Wild Sometimes is the fifth album by American rock band Sleepyhead since their formation in 1989. It is also their first in 15 years, with the previous record, The Brighter Shore, in 1999. The group was created in the basement of an NYU dorm, but eventually toured internationally with other successful ’90s bands like Yo La Tengo, Antietam and The Magnetic Fields. Sleepyhead have undergone many lineup changes over the years, as well as a marriage between drummer/vocalist Rachel McNally and guitarist/singer Chris O’Rourke.
The release opens with “Life Is Hard,” a very upbeat, jumpy song with a slight ’60s rock vibe. It is perfect to start the full-length, as it immediately captures the listener’s attention and makes he or she want to get up and dance. The title-track follows and introduces the listener to McNally’s oddly delightful, childlike voice.

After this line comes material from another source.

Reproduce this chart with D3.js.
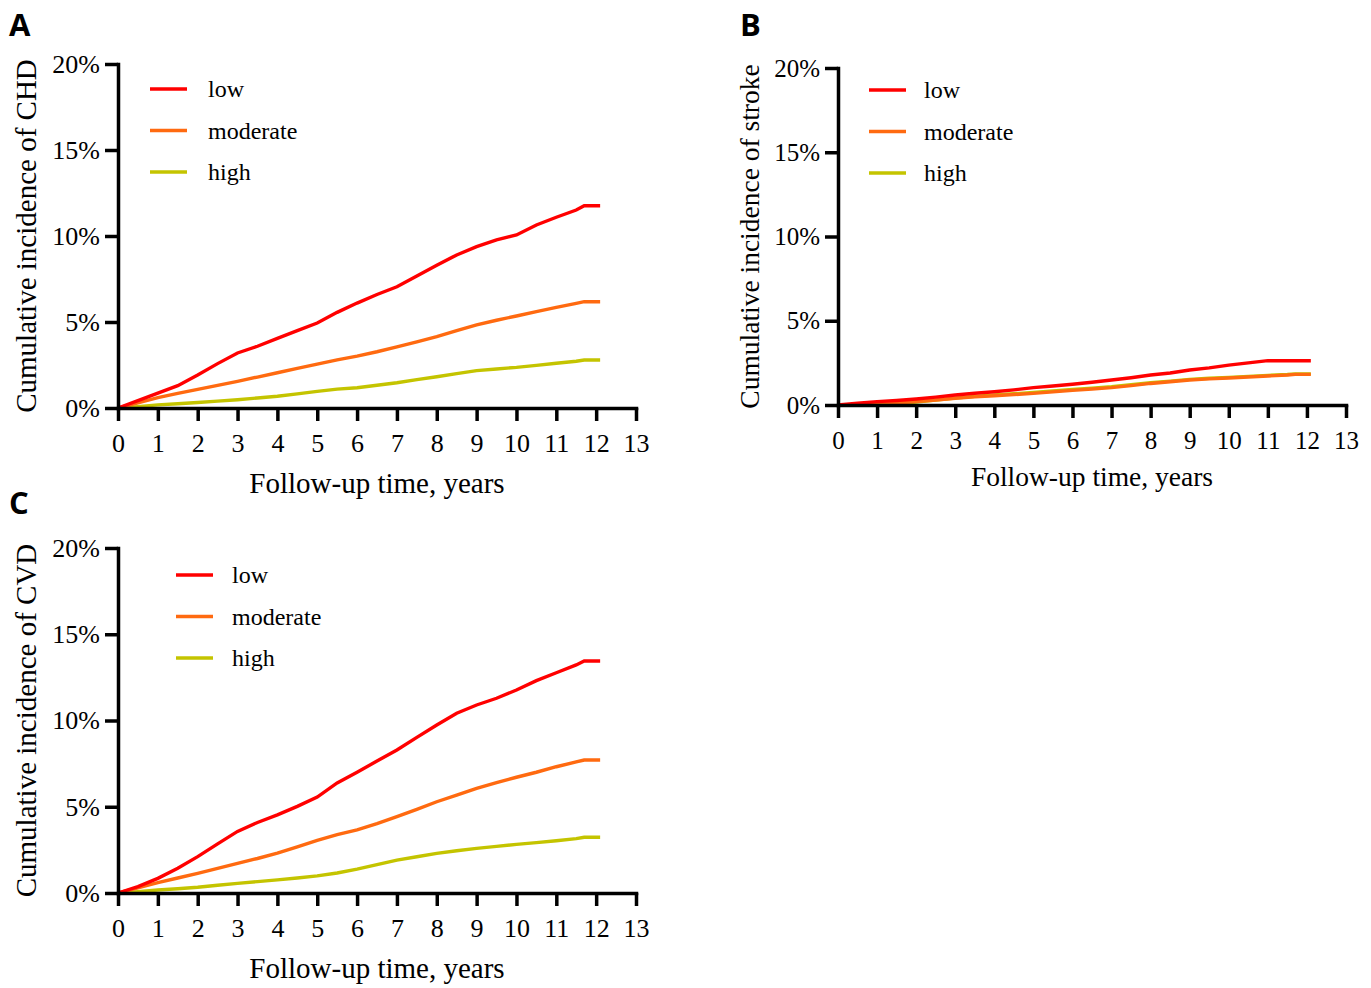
<!DOCTYPE html>
<html>
<head>
<meta charset="utf-8">
<script src="https://cdn.jsdelivr.net/npm/d3@7"></script>
<style>
  body { margin: 0; background: #fff; }
  svg { display: block; }
  .tag { font-family: 'Open Sans', 'Liberation Sans', sans-serif; font-weight: 700; fill: #000; }
</style>
</head>
<body>
<svg id="fig" width="1371" height="988"></svg>
<script>
// follow-up time (years) at which curves were read
const timesYr = [0, 0.5, 1, 1.5, 2, 2.5, 3, 3.5, 4, 4.5, 5, 5.5, 6, 6.5, 7, 7.5, 8, 8.5, 9, 9.5, 10, 10.5, 11, 11.5, 11.7, 12.1];

const groups = ['low', 'moderate', 'high'];
const groupColors = ['#ff0000', '#ff6a10', '#c4c400'];

// cumulative incidence (%), CHD
const chdLow = [0, 0.43, 0.87, 1.3, 1.92, 2.58, 3.2, 3.59, 4.05, 4.5, 4.94, 5.56, 6.1, 6.6, 7.05, 7.67, 8.3, 8.9, 9.38, 9.77, 10.06, 10.64, 11.09, 11.51, 11.76, 11.76];
const chdModerate = [0, 0.3, 0.6, 0.85, 1.08, 1.32, 1.55, 1.8, 2.05, 2.3, 2.55, 2.8, 3.02, 3.27, 3.55, 3.85, 4.15, 4.5, 4.83, 5.1, 5.35, 5.6, 5.85, 6.08, 6.18, 6.18];
const chdHigh = [0, 0.08, 0.18, 0.25, 0.32, 0.4, 0.48, 0.58, 0.68, 0.82, 0.97, 1.1, 1.18, 1.32, 1.47, 1.65, 1.82, 2.0, 2.17, 2.27, 2.36, 2.48, 2.6, 2.72, 2.79, 2.79];

// stroke
const strokeLow = [0, 0.1, 0.2, 0.27, 0.36, 0.47, 0.59, 0.7, 0.79, 0.9, 1.03, 1.13, 1.23, 1.35, 1.48, 1.62, 1.78, 1.9, 2.08, 2.2, 2.37, 2.5, 2.63, 2.63, 2.63, 2.63];
const strokeModerate = [0, 0.03, 0.06, 0.12, 0.2, 0.3, 0.4, 0.48, 0.55, 0.62, 0.69, 0.78, 0.87, 0.95, 1.03, 1.15, 1.28, 1.38, 1.48, 1.55, 1.6, 1.66, 1.72, 1.78, 1.82, 1.82];
const strokeHigh = [0, 0.02, 0.04, 0.09, 0.17, 0.29, 0.41, 0.51, 0.59, 0.67, 0.74, 0.83, 0.92, 1.0, 1.08, 1.2, 1.32, 1.42, 1.52, 1.59, 1.64, 1.7, 1.76, 1.81, 1.85, 1.85];

// CVD
const cvdLow = [0, 0.37, 0.85, 1.43, 2.11, 2.85, 3.57, 4.09, 4.53, 5.02, 5.56, 6.38, 7.0, 7.65, 8.29, 9.02, 9.74, 10.42, 10.9, 11.29, 11.77, 12.31, 12.77, 13.22, 13.45, 13.45];
const cvdModerate = [0, 0.3, 0.6, 0.87, 1.14, 1.43, 1.72, 2.0, 2.31, 2.68, 3.05, 3.38, 3.66, 4.02, 4.43, 4.85, 5.29, 5.68, 6.07, 6.4, 6.71, 7.0, 7.32, 7.6, 7.71, 7.71];
const cvdHigh = [0, 0.08, 0.17, 0.25, 0.33, 0.45, 0.56, 0.66, 0.76, 0.87, 0.99, 1.16, 1.38, 1.65, 1.91, 2.1, 2.3, 2.45, 2.59, 2.7, 2.82, 2.92, 3.03, 3.15, 3.23, 3.23];

const xTickValues = d3.range(0, 14);
const yTickValues = [0, 5, 10, 15, 20];

const SERIF = "'Liberation Serif', 'Times New Roman', serif";

const panels = [
  { tag: 'A', ytitle: 'Cumulative incidence of CHD', series: [chdLow, chdModerate, chdHigh],
    left: 118, right: 636, top: 64, bottom: 408, tagX: 9, tagY: 36, ytitleX: 36, legX: 150, legY: 89, legTextX: 208,
    tickFont: 26, titleFont: 29, xtitleDy: 85 },
  { tag: 'B', ytitle: 'Cumulative incidence of stroke', series: [strokeLow, strokeModerate, strokeHigh],
    left: 838, right: 1346, top: 68, bottom: 405, tagX: 740, tagY: 36, ytitleX: 759, legX: 869, legY: 90, legTextX: 924,
    tickFont: 25, titleFont: 27.5, xtitleDy: 81 },
  { tag: 'C', ytitle: 'Cumulative incidence of CVD', series: [cvdLow, cvdModerate, cvdHigh],
    left: 118, right: 636, top: 548, bottom: 893, tagX: 9, tagY: 514, ytitleX: 36, legX: 176, legY: 575, legTextX: 232,
    tickFont: 26, titleFont: 29, xtitleDy: 85 },
];

const svg = d3.select('#fig');

function drawPanel(p) {
  const x = d3.scaleLinear().domain([0, 13]).range([p.left, p.right]);
  const y = d3.scaleLinear().domain([0, 20]).range([p.bottom, p.top]);
  const g = svg.append('g');

  g.append('text').attr('class', 'tag').attr('x', p.tagX).attr('y', p.tagY)
    .attr('font-size', 31).text(p.tag);

  // curves (high first so low sits on top)
  const line = d3.line().x((d, i) => x(timesYr[i])).y((d) => y(d));
  [2, 1, 0].forEach((k) => {
    g.append('path').datum(p.series[k])
      .attr('fill', 'none').attr('stroke', groupColors[k])
      .attr('stroke-width', 3.4).attr('stroke-linejoin', 'miter')
      .attr('d', line);
  });

  const xAxis = g.append('g').attr('transform', `translate(0,${p.bottom})`)
    .call(d3.axisBottom(x).tickValues(xTickValues).tickSize(13).tickSizeOuter(0).tickPadding(13).tickFormat(d3.format('d')));
  const yAxis = g.append('g').attr('transform', `translate(${p.left},0)`)
    .call(d3.axisLeft(y).tickValues(yTickValues).tickSize(13).tickSizeOuter(0).tickPadding(5).tickFormat((d) => `${d}%`));
  [xAxis, yAxis].forEach((a) => {
    a.attr('font-family', SERIF).attr('font-size', p.tickFont);
    a.select('.domain').attr('stroke', '#000').attr('stroke-width', 3.5).attr('stroke-linecap', 'square');
    a.selectAll('.tick line').attr('stroke', '#000').attr('stroke-width', 3.5);
    a.selectAll('.tick text').attr('fill', '#000').style('font-family', SERIF);
  });

  g.append('text').style('font-family', SERIF).attr('font-size', p.titleFont)
    .attr('text-anchor', 'middle')
    .attr('x', (p.left + p.right) / 2).attr('y', p.bottom + p.xtitleDy)
    .text('Follow-up time, years');

  g.append('text').style('font-family', SERIF).attr('font-size', p.titleFont)
    .attr('text-anchor', 'middle')
    .attr('transform', `translate(${p.ytitleX},${(p.top + p.bottom) / 2}) rotate(-90)`)
    .text(p.ytitle);

  groups.forEach((name, k) => {
    const ly = p.legY + k * 41.5;
    g.append('line').attr('x1', p.legX).attr('x2', p.legX + 37)
      .attr('y1', ly).attr('y2', ly)
      .attr('stroke', groupColors[k]).attr('stroke-width', 3.5);
    g.append('text').style('font-family', SERIF).attr('font-size', 24)
      .attr('x', p.legTextX).attr('y', ly + 8).text(name);
  });
}

panels.forEach(drawPanel);
</script>
</body>
</html>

It takes a couple seconds to get used to, and is reminiscent of Chvrches’ music. “Red Letter Daze” reacquaints the ear to O’Rourke’s raspy, rock ‘n’ roll voice. It has a vaguely familiar guitar riff and interesting drum solo in the beginning of the cut. The closer, “No Blood For Owl,” is kind of Psychedelic Furs-like, with its fuzzy instruments and muddled vocals. It ends the album softly, yet ties the whole project together.
Sleepyhead’s Wild Sometimes is definitely interesting to tune in to, and while the songs vary greatly from each other, they are all well done. It seems that the 15-year hiatus was worth it, because it produced an LP worth waiting for.